Warum sind die Mexikaner nicht schon längst aufgestanden?
Seit acht Jahren sage ich, dass so etwas geschehen muss. Es macht mich sehr traurig, dass es nicht passiert ist, bevor dieser Tsunami aus Blut über das Land hereingebrochen ist. Die mexikanische Zivilgesellschaft ist leider sehr gespalten und fragmentiert. Es gibt einige mutige Menschen wie Pastor Alejandro Solalinde, aber es gibt auch korrupte Organisationen, die sich mit Hilfe der Bundes- und Landesregierungen an Entwicklungsgeldern bereichern.
Die Menschen müssten die Regierungs- und Kongressgebäude umzingeln und eine Liste von Forderungen vorlegen. Und sie müssten bleiben, bis die Forderungen umgesetzt werden. Das würde auch international Aufmerksamkeit erregen. Es muss Druck aufgebaut werden, bis sich endlich etwas ändert.
Und welche Forderungen müssten das sein?
Zunächst müssten Vetternwirtschaft, Unterschlagung und Veruntreuung öffentlicher Gelder strafrechtlich verfolgt werden, denn das sind die häufigsten Korruptionsvergehen. Dazu müsste man aber erst einmal Interessenskonflikte typisieren und im Strafrecht verankern, wie es etwa in Kanada, Japan, Frankreich und Deutschland der Fall ist. Zur ihrer Verfolgung müsste dann jeder Bundesstaat unabhängige Untersuchungs-Organe berufen. Italien, Indien und Kolumbien haben auf diese Weise große Fortschritte erzielt: Im italienischen Parlament und im kolumbianischen Kongress wurden jeweils zwei Drittel der Abgeordneten quer durch alle Parteien prozessiert beziehungsweise ausgetauscht.

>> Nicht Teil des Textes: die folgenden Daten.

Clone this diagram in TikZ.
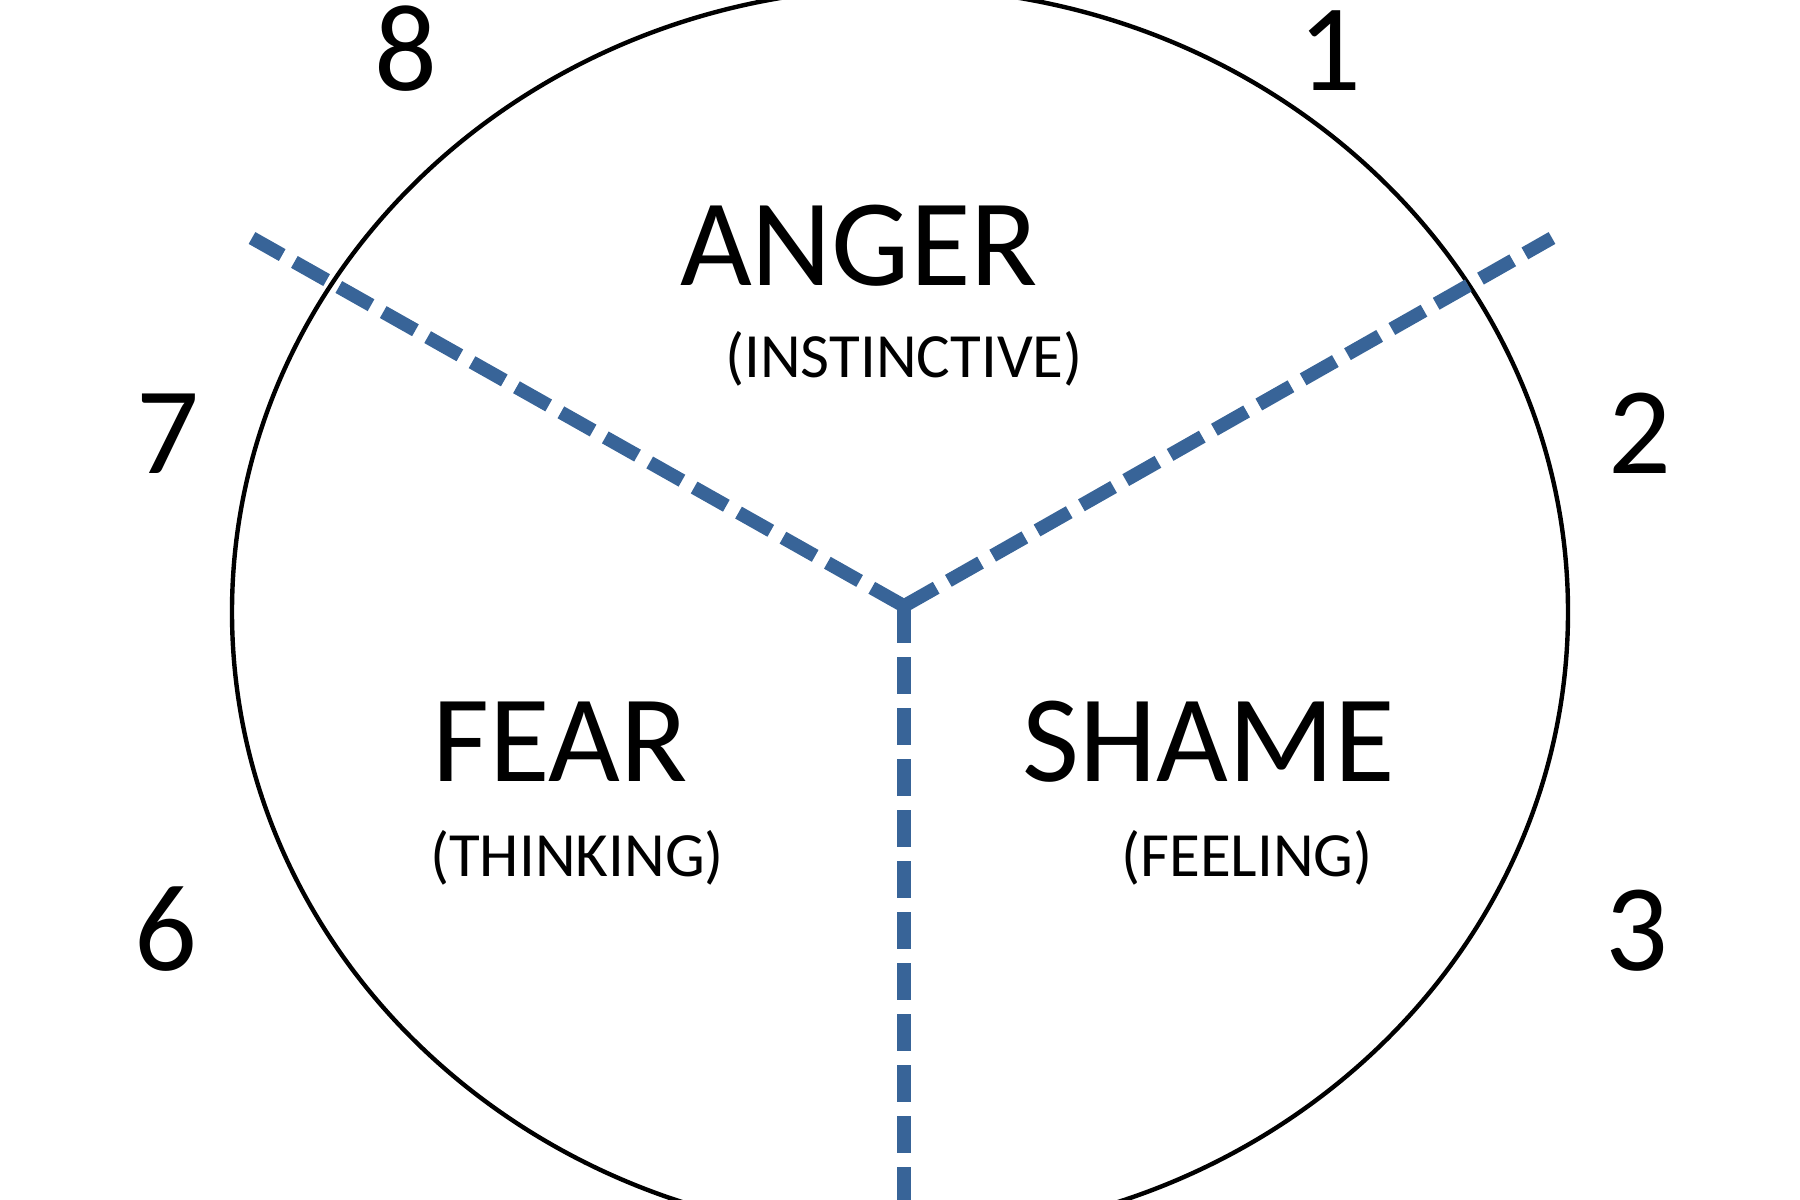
\documentclass[tikz,border=0pt]{standalone}
\usepackage{fontspec}
\setmainfont{Carlito}
\definecolor{dashblue}{RGB}{56,100,152}
\begin{document}
\begin{tikzpicture}[x=0.5pt,y=-0.5pt,
  big/.style={font=\fontsize{62}{62}\selectfont, inner sep=0pt, anchor=base},
  small/.style={font=\fontsize{31.5}{31.5}\selectfont, inner sep=0pt, anchor=base},
  divider/.style={draw=dashblue, line width=6.8pt, dash pattern=on 18.5pt off 7pt}]
\useasboundingbox (0,0) rectangle (1800,1200);
\clip (0,0) rectangle (1800,1200);
\draw[line width=2.2pt] (900,612) ellipse [x radius=668, y radius=624];
\coordinate (hub) at (904,606);
\coordinate (ul) at (252,238);
\coordinate (ur) at (1552,238);
\coordinate (bot) at (904,1215);
\draw[divider] (hub) -- (ul);
\draw[divider] (hub) -- (ur);
\draw[divider] (hub) -- (bot);
\node[big] (anger) at (859,285) {ANGER};
\node[small] (instinct) at (904,377) {(INSTINCTIVE)};
\node[big] (fear) at (560,781) {FEAR};
\node[small] (thinking) at (577,876) {(THINKING)};
\node[big] (shame) at (1209,781) {SHAME};
\node[small] (feeling) at (1247,876) {(FEELING)};
\node[big] (n8) at (406,90) {8};
\node[big] (n1) at (1330,90) {1};
\node[big] (n7) at (168,473) {7};
\node[big] (n2) at (1640,473) {2};
\node[big] (n6) at (166,970) {6};
\node[big] (n3) at (1637,970) {3};
\end{tikzpicture}
\end{document}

Das funktioniert aber nur mit massivem Druck aus der Zivilgesellschaft, denn unter mexikanischen Politikern herrscht ein Pakt der Straflosigkeit.
Gibt es den wirklich?
Carlos Navarrete [Präsident der Oppositionspartei PRD, deutsch: Partei der Demokratischen Revolution] hat es vor einigen Tagen selbst zugegeben. Diesen Pakt hat natürlich niemand unterzeichnet. Es ist ein stillschweigendes Abkommen, genau wie ich es seit Jahren sage.
Warum sollten dann die vorgeschlagenen Organe überhaupt funktionieren?

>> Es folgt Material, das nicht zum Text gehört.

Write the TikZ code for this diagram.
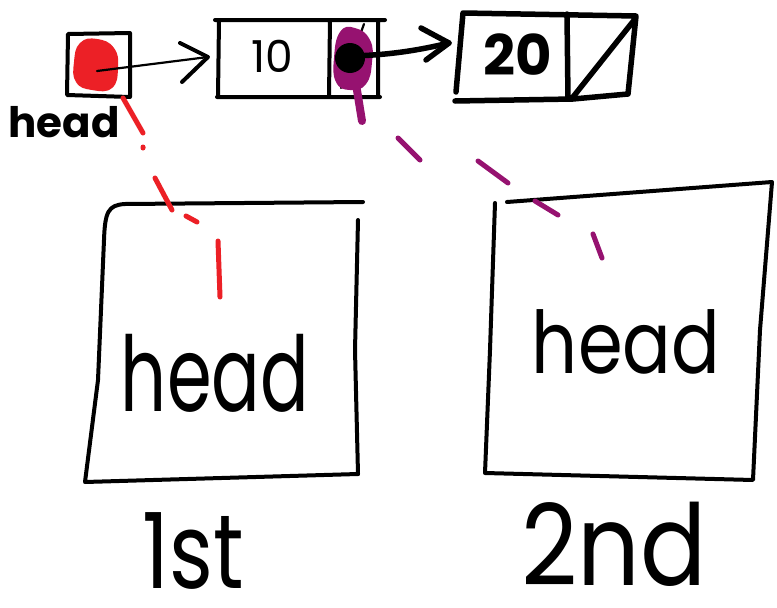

Wenn nationale Institutionen es allein nicht schaffen, könnte eine supranationale Organisation berufen von den Vereinten Nationen helfen - wie die Internationale Organisation gegen Straflosigkeit in Guatemala (CICIG).
Korruption ist das eine, das andere ist die Gewalt …
Die Korruption ist Vater und Mutter der organisierten Gewalt in Mexiko. Politiker suchen die Verbindungen zum organisierten Verbrechen, um ihre Gegner zu bekämpfen und zu eliminieren. Sie sind in die Massaker verstrickt, die die Kartelle anrichten.
Die Korruption ist Anreiz für mexikanische und internationale Banden, sich in Mexiko niederzulassen: aus Mittel- und Südamerika und sogar aus Europa. Mexiko ist ein Paradies auf Erden für jede kriminelle Gruppe, weil sie an der Korruption verdienen und praktisch keine Strafen von Seiten der Justiz fürchten müssen.
Wenn man also die Korruption erfolgreich bekämpft, entzieht man der organisierten Kriminalität den Nährboden, wie es in Kolumbien geschehen ist. Am Ende bleiben vielleicht 300 oder 400 kleinere Gruppen übrig, aber sie könnten dem mexikanischen Staat nicht mehr auf Augenhöhe begegnen, wie es die Kartelle derzeit tun.
Welche Rolle spielt dabei die internationale Gemeinschaft?
Es besteht eine passive Komplizenschaft seitens der Europäischen Union und ihrer Regierungen - auch der deutschen. Die großen Unternehmen aus diesen Ländern verzeichnen riesige Umsätze und betreiben wichtige Produktionsstätten in Mexiko. Sie operieren auf einem politisch protegierten Markt, deshalb berichten sie daheim, wie wundervoll Mexiko ist, und geben ihren Regierungen zu verstehen, dass alles so bleiben sollte, wie es ist. Die internationale Gemeinschaft geht zu nachlässig mit Mexiko um, weil ihr das Geld die Sinne vernebelt.
Was wäre also zu tun?
Es geht nicht darum, die Beziehungen zu Mexiko abzubrechen. Aber Deutschland sollte Mexiko genau so unter Druck setzen, wie es das mit Kolumbien getan hat, als dort in den 1980er und 1990er Jahren Massengräber gefunden wurden. Deutschland und die Europäische Union waren damals die ersten, die Kolumbien unter Druck gesetzt haben. Und das sollten sie nun auch mit Mexiko tun, damit sich die Zivilgesellschaft dort nicht allein gelassen fühlt. Sonst wird es weitere Massaker geben.